# TASK DATA start

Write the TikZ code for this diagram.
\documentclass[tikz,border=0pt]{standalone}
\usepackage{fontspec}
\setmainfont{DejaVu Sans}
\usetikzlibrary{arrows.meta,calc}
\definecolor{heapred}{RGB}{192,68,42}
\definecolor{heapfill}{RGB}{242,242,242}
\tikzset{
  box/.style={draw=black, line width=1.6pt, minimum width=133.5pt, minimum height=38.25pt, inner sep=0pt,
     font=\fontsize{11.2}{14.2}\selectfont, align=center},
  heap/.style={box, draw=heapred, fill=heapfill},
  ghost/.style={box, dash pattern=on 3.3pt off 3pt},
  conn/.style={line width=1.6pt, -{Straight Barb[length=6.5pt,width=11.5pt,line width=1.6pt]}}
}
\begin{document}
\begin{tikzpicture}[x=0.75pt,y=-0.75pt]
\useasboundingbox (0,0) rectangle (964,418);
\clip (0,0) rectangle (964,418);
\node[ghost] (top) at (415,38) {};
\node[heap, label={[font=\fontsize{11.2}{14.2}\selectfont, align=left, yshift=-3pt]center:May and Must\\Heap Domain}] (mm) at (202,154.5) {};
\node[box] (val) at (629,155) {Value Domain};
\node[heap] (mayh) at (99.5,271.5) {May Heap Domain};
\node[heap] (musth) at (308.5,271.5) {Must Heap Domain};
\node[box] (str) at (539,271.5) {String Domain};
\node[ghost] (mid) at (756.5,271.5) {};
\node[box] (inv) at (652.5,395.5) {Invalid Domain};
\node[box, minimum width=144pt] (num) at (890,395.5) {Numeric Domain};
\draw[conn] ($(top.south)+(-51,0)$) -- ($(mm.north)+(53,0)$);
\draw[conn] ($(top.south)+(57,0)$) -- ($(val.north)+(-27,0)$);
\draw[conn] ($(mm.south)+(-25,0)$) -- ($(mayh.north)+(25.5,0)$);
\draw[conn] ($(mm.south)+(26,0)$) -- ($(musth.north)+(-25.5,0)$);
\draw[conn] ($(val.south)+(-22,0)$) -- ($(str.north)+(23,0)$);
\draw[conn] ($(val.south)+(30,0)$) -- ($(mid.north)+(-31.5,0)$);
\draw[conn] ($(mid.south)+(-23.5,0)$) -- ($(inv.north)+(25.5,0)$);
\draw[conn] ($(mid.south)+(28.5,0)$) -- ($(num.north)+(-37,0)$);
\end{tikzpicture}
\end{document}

# TASK DATA end
# TASK DATA start

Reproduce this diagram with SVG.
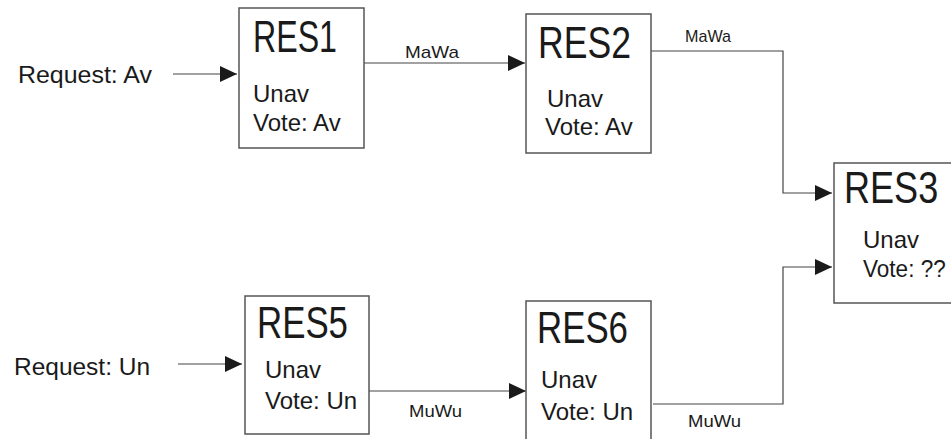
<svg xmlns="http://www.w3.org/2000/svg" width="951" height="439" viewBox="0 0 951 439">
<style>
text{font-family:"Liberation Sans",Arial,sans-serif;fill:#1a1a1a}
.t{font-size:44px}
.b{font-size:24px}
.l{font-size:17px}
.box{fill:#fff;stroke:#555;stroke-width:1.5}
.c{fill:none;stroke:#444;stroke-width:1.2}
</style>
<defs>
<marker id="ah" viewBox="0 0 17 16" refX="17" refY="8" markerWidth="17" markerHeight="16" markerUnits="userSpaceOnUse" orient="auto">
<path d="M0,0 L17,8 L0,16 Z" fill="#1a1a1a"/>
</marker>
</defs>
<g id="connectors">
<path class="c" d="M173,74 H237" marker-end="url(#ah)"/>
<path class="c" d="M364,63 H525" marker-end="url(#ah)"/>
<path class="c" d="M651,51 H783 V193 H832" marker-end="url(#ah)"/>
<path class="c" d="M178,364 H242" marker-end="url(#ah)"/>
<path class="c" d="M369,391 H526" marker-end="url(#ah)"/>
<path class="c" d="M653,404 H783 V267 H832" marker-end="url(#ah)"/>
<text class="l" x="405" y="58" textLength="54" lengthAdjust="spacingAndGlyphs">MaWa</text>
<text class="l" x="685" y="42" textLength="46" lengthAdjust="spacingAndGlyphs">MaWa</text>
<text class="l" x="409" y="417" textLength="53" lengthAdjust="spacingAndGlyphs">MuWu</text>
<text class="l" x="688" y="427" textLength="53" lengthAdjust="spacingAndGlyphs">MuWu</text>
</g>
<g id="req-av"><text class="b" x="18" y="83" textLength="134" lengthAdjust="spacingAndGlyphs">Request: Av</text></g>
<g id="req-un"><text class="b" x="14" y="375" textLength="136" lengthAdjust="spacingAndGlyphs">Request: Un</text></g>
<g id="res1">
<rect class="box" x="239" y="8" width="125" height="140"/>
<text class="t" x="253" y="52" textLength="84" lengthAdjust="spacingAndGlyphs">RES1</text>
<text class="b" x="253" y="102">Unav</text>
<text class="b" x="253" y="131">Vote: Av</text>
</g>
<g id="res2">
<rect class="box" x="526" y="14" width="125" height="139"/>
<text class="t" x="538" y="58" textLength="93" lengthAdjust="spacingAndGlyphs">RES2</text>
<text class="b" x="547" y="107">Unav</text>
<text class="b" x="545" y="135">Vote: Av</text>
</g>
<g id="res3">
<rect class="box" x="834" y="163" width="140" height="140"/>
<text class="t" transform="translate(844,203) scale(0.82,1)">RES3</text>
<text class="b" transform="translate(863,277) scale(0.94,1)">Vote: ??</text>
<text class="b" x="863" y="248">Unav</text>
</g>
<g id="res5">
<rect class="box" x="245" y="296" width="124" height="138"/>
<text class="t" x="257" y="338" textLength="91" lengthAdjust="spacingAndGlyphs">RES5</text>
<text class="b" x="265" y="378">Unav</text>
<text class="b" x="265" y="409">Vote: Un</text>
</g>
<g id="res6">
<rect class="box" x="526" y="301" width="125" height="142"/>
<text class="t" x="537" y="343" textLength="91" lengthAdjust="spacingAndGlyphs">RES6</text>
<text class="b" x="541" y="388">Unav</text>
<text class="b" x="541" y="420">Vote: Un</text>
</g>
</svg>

# TASK DATA end

OBJECTIVE: Pick out lines containing the word "diagram", each one as written.

RESULT:
Write the TikZ code for this diagram.
Reproduce this diagram with SVG.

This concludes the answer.